Findings of fact are factual deductions from the evidence, essential to the judgment in the case. Id. at 110, 133, 134. Such findings should be stated clearly, concisely and unequivocally, and be worded so that they are not susceptible of more than one interpretation. Id. at 144. A judge should rely on the facts derived from the evidence to reach the ultimate facts that resolve the case in light of applicable law. Id. at 151. The judge’s findings as to ultimate facts should be founded on reasonable inferences that flow logically from the evidentiary facts. Id. at 116.

Conclusion. For the reasons set forth above, the order allowing the juvenile’s motion to suppress is vacated, and the matter is remanded to the Juvenile Court for further factual findings, reconsideration of legal conclusions in light of the further findings, and other proceedings consistent with this opinion.

So ordered.

1Testimony at trial was that another detective also was present in the vehicle.

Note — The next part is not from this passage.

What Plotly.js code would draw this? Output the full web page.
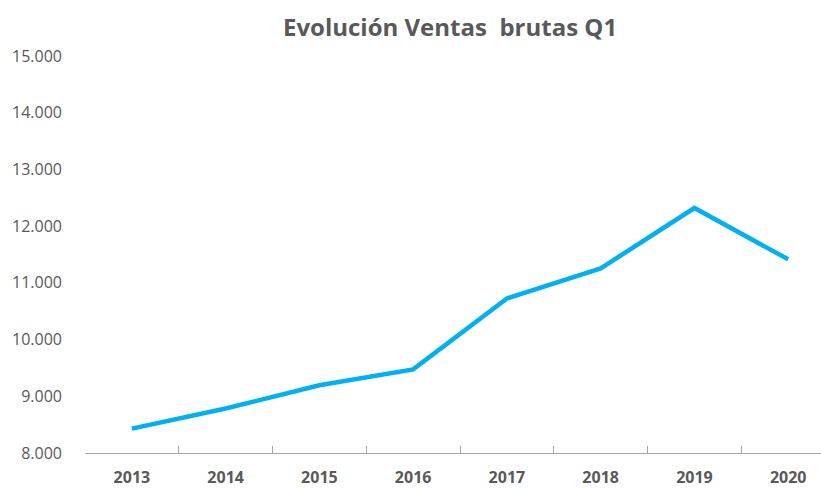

The last two paragraphs are taken from the section of the judge’s opinion labeled “Conclusions of Law.”

One of the detectives testified that he walked “[v]cry quickly” into the store behind the juvenile. The suggestion that the juvenile had his hand “near” his sock was made by defense counsel during cross-examination.

Because of our decision, we need not address the parties’ arguments concerning whether there was reasonable suspicion to stop the juvenile.

Given this conclusion, we need not address the juvenile’s argument that there was no error in the judge’s subsidiary findings.